THERE will be a second vote to appoint the next Taoiseach in the Dáil later this week to try as parties and politicians alike look to form a new government.
Political deadlock has been the theme of the last few weeks following last month's inconclusive general election.
With Ireland's three major parties all winning roughly the same amount of votes and seats, none of them were able to secure an overall majority, prompting a negotiation process between them in a bid to form a coalition.
As is protocol, a vote for the next Taoiseach was conducted in the Dáil following the election, but in order to be appointed, a candidate must receive at least 80 votes.
But due to the three-way tie, no candidate managed to get enough.
Sinn Fein's Mary Lou McDonald was the closest with 45, with Michael Martin and Leo Varadkar receiving 41 and 31 respectively in the vote on February 20.

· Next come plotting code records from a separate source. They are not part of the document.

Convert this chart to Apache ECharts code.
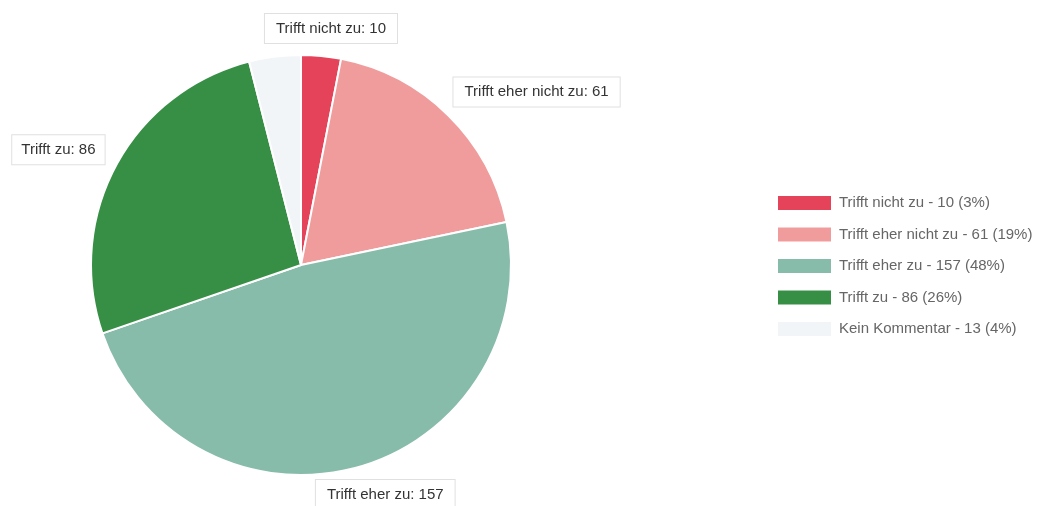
<!DOCTYPE html>
<html>
<head>
<meta charset="utf-8">
<script src="https://cdn.jsdelivr.net/npm/echarts@6/dist/echarts.min.js"></script>
<style>
  html, body { margin: 0; padding: 0; background: #fff; }
  #main { width: 1064px; height: 506px; }
</style>
</head>
<body>
<div id="main"></div>
<script>
// Daten
var categories = ['Trifft nicht zu', 'Trifft eher nicht zu', 'Trifft eher zu', 'Trifft zu', 'Kein Kommentar'];
var values = [10, 61, 157, 86, 13];
var colors = ['#e5435a', '#f09c9d', '#87bbaa', '#378f45', '#f2f5f7'];
var showLabel = [true, true, true, true, false];

var total = values.reduce(function (a, b) { return a + b; }, 0);
var CX = 301, CY = 265, R = 210;

// Mittelwinkel jedes Segments (ab 12 Uhr, im Uhrzeigersinn)
var midAngles = [];
var acc = 0;
values.forEach(function (v) {
    midAngles.push((acc + v / 2) / total * Math.PI * 2);
    acc += v;
});

function clamp1(t) { return Math.max(-1, Math.min(1, t)); }

var myChart = echarts.init(document.getElementById('main'));

var option = {
    animation: false,
    legend: {
        orient: 'vertical',
        left: 776,
        top: 194,
        padding: 0,
        itemWidth: 55,
        itemHeight: 16,
        itemGap: 13.5,
        icon: 'rect',
        textStyle: { color: '#666', fontSize: 15, fontFamily: 'Arial', padding: [0, 0, 0, 2] },
        formatter: function (name) {
            var i = categories.indexOf(name);
            return name + ' - ' + values[i] + ' (' + Math.round(values[i] / total * 100) + '%)';
        },
        data: categories
    },
    series: [{
        type: 'pie',
        center: [CX, CY],
        radius: R,
        startAngle: 90,
        clockwise: true,
        itemStyle: { borderColor: '#fff', borderWidth: 2 },
        label: {
            show: true,
            position: 'outside',
            formatter: '{b}: {c}',
            color: '#333',
            fontSize: 15,
            fontFamily: 'Arial',
            overflow: 'none',
            backgroundColor: '#fff',
            borderColor: '#e0e0e0',
            borderWidth: 1,
            padding: [7, 11]
        },
        labelLine: { show: false, length: 10, length2: 0 },
        emphasis: { disabled: true },
        // Etikett knapp ausserhalb des Kreises, vom Mittelpunkt weg ausgerichtet
        labelLayout: function (p) {
            var a = midAngles[p.dataIndex];
            var ux = Math.sin(a), uy = -Math.cos(a);
            var w = p.labelRect.width, h = p.labelRect.height;
            var d = R + 12;
            return {
                x: CX + d * ux + (w / 2) * clamp1(1.35 * ux),
                y: CY + d * uy + (h / 2) * clamp1(1.35 * uy),
                align: 'center',
                verticalAlign: 'middle'
            };
        },
        data: categories.map(function (c, i) {
            return {
                name: c,
                value: values[i],
                itemStyle: { color: colors[i] },
                label: { show: showLabel[i] }
            };
        })
    }]
};

myChart.setOption(option);
</script>
</body>
</html>
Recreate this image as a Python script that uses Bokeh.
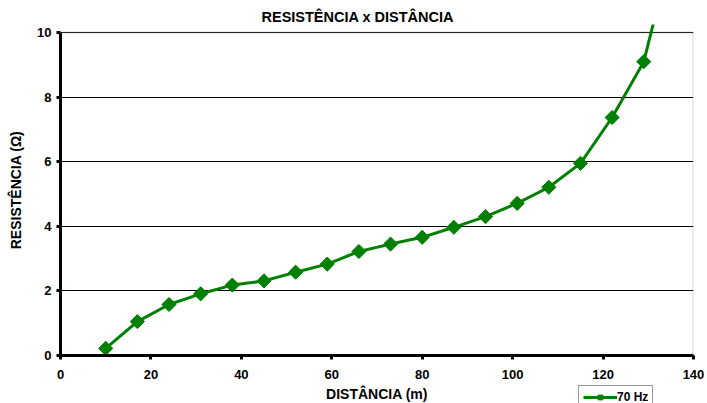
from bokeh.plotting import figure
from bokeh.layouts import column
from bokeh.models import (Range1d, FixedTicker, Legend, LegendItem, Label,
                          BoxAnnotation, ColumnDataSource)
from bokeh.embed import file_html
from bokeh.resources import INLINE
import math

# ---- data ----
distancia = [10, 17, 24, 31, 38, 45, 52, 59, 66, 73, 80, 87, 94, 101, 108, 115, 122, 129, 136]
resistencia = [0.22, 1.05, 1.58, 1.91, 2.18, 2.31, 2.58, 2.83, 3.22, 3.45, 3.66, 3.97,
               4.30, 4.71, 5.21, 5.95, 7.37, 9.10, 13.0]
x_ticks = [0, 20, 40, 60, 80, 100, 120, 140]
y_ticks = [0, 2, 4, 6, 8, 10]
series_name = "70 Hz"
title_text = "RESISTÊNCIA x DISTÂNCIA"
x_label = "DISTÂNCIA (m)"
y_label = "RESISTÊNCIA (Ω)"

GREEN = "#008000"
FONT = "Liberation Sans"
W = 707
MAIN_H = 384
STRIP_H = 403 - MAIN_H
FRAME_LEFT = 60

src = ColumnDataSource(dict(x=distancia, y=resistencia))

p = figure(width=W, height=MAIN_H, output_backend="svg", toolbar_location=None,
           x_range=Range1d(0, 140), y_range=Range1d(0, 10.25),
           min_border_left=FRAME_LEFT, min_border_right=14, min_border_top=24,
           min_border_bottom=MAIN_H - 355)
p.outline_line_color = None
p.background_fill_color = "white"
p.border_fill_color = "white"

# title
p.title.text = title_text
p.title.align = "left"
p.title.offset = 201
p.title.standoff = 0
p.title.text_font = FONT
p.title.text_font_style = "bold"
p.title.text_font_size = "14.5px"
p.title.text_color = "black"

# frame box (right border gray)
p.add_layout(BoxAnnotation(left=0, right=140, bottom=0, top=10, fill_alpha=0,
                           line_color="#808080", line_width=2, level="underlay"))

# grid
p.xgrid.grid_line_color = None
p.ygrid.ticker = FixedTicker(ticks=y_ticks)
p.ygrid.grid_line_color = "black"
p.ygrid.grid_line_width = 1

# axes
for ax in (p.xaxis[0], p.yaxis[0]):
    ax.axis_line_color = "black"
    ax.axis_line_width = 3
    ax.major_tick_line_color = "black"
    ax.major_tick_line_width = 3
    ax.major_tick_out = 4
    ax.major_tick_in = 0
    ax.minor_tick_line_color = None
    ax.major_label_text_font = FONT
    ax.major_label_text_font_style = "bold"
    ax.major_label_text_font_size = "13px"
    ax.major_label_text_color = "black"
    ax.axis_label_text_font = FONT
    ax.axis_label_text_font_style = "bold"
    ax.axis_label_text_font_size = "14px"
    ax.axis_label_text_color = "black"

p.xaxis.ticker = FixedTicker(ticks=x_ticks)
p.yaxis.ticker = FixedTicker(ticks=y_ticks)
p.yaxis.bounds = (0, 10)
p.yaxis.axis_label = y_label
p.xaxis.major_label_standoff = 10
p.yaxis.major_label_standoff = 5
p.yaxis.axis_label_standoff = 10

# series
p.line("x", "y", source=src, line_color=GREEN, line_width=3)
p.scatter("x", "y", source=src, marker="square", angle=math.pi / 4, size=10,
          fill_color=GREEN, line_color=GREEN)

# ---- bottom strip: x-axis title and legend (frame aligned with main frame) ----
# ranges chosen so the series itself lies outside this strip's view; its
# renderers only serve as legend glyph proxies
s = figure(width=W, height=STRIP_H, output_backend="svg", toolbar_location=None,
           x_range=Range1d(-2, -1), y_range=Range1d(-2, -1),
           x_axis_location=None, y_axis_location=None,
           min_border_left=FRAME_LEFT, min_border_right=14,
           min_border_top=0, min_border_bottom=0)
s.outline_line_color = None
s.grid.grid_line_color = None
s.background_fill_color = "white"
s.border_fill_color = "white"

s.add_layout(Label(x=376.5 - FRAME_LEFT, y=STRIP_H - 9.5, text=x_label,
                   x_units="screen", y_units="screen",
                   text_align="center", text_baseline="middle",
                   text_font=FONT, text_font_style="bold",
                   text_font_size="14px", text_color="black"))

leg_line = s.line("x", "y", source=src, line_color=GREEN, line_width=3)
leg_mark = s.scatter("x", "y", source=src, marker="square", angle=math.pi / 4,
                     size=6, fill_color=GREEN, line_color=GREEN)

legend = Legend(items=[LegendItem(label=series_name, renderers=[leg_line, leg_mark])],
                location=(578 - FRAME_LEFT, STRIP_H - 25),
                glyph_width=34, glyph_height=12, label_standoff=0, padding=4,
                margin=0, spacing=0, label_height=12,
                label_text_font=FONT, label_text_font_style="bold",
                label_text_font_size="12px", label_text_color="black",
                border_line_color="#333333", border_line_width=1,
                background_fill_alpha=1, background_fill_color="white")
s.add_layout(legend, "center")

layout = column(p, s, spacing=0)
open("out.html", "w").write(file_html(layout, INLINE))
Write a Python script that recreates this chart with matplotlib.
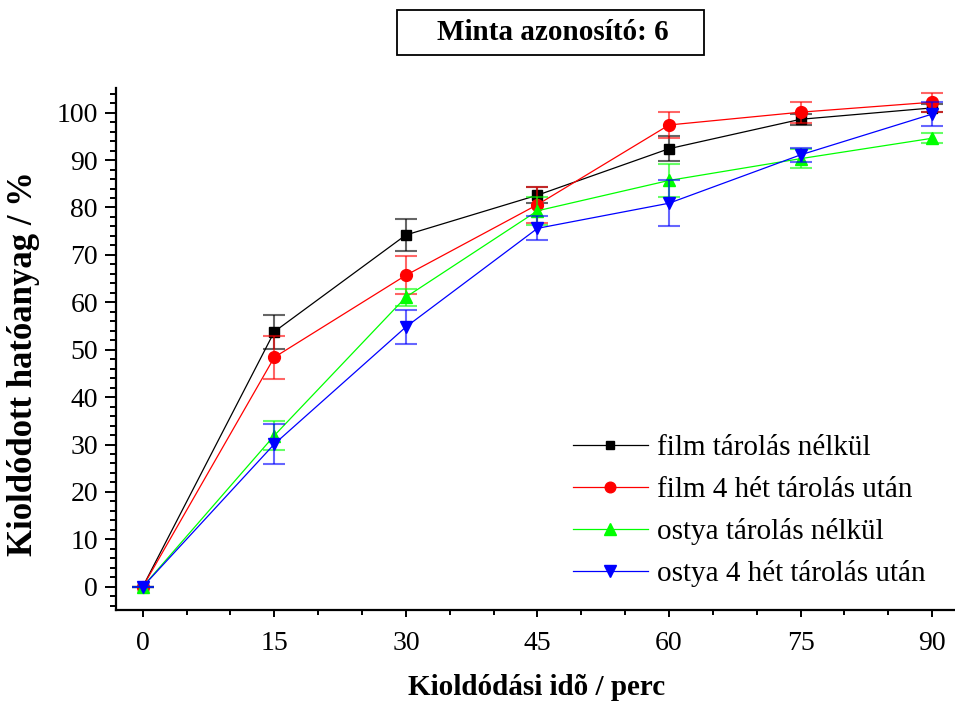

There will now be a second vote on Thursday, but the outcome is expected to be the same as the first, with no leader predicted to secure the 80 votes needed to be appointed Taoiseach.
There could be initial indications of how well the negotiations have been going between the parties, should any of the major contenders see a spike or dip in the number of votes they receive.
This week, Fine Gael are expected to meet with Green Party, which follows on from last week's meeting with Fianna Fail.
Sinn Fein meanwhile have been left out in the cold, with neither Fine Gael nor Fianna Fail willing to discuss doing a deal.
Instead, McDonald has taken her party on a nationwide rally, holding meetings with hundreds of supporters around the country last week.